4 thoughts on “Expectations for Girls in Little House on the Prairie and Country Music”

  1. With much of contemporary media going against the stereotypical portrayal of girls as being domesticated and “doll-like”, do you believe that the present-day American Girl Doll Company collections of their non-historical line of dolls has similarly strayed away from such stereotypical representations?

  2. I think in most genres of music girls are depicted in this same way, as “dolls” for the boys. It is interesting that not just male musicians and artists sing about females in this way. Female musicians and artists are making themselves be seen this way through the lyrics in their songs, the dancing in their music videos, and the clothing they are wearing in their music videos.

  3. You made a great connection with modern conceptions of girlhood and lyrics to songs.
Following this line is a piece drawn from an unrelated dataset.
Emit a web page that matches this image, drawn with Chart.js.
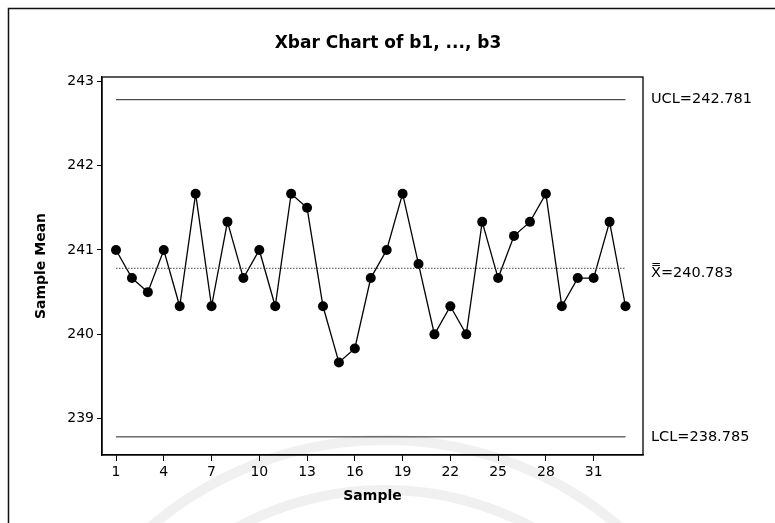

As you have mentioned, “girls are always someone’s doll.” More importantly, I am wondering why in R&B and Rap music, girls are always sexualized with “big booty’s” and with heavily applied make-up? Does this send the wrong messages to girls growing up in their prime girlhood stages, that in order to be beautiful they need to dress skimpy?

  4. I think this song and music video are awesome because they clearly express the message that girls, in not only country songs, but also all of popular culture are objectified by men. The video featuring men dressed up in minimal clothing the way women often are dressed looks totally ridiculous which I think was brilliant to include because it points out that treating women in this way is absolutely ridiculous, too.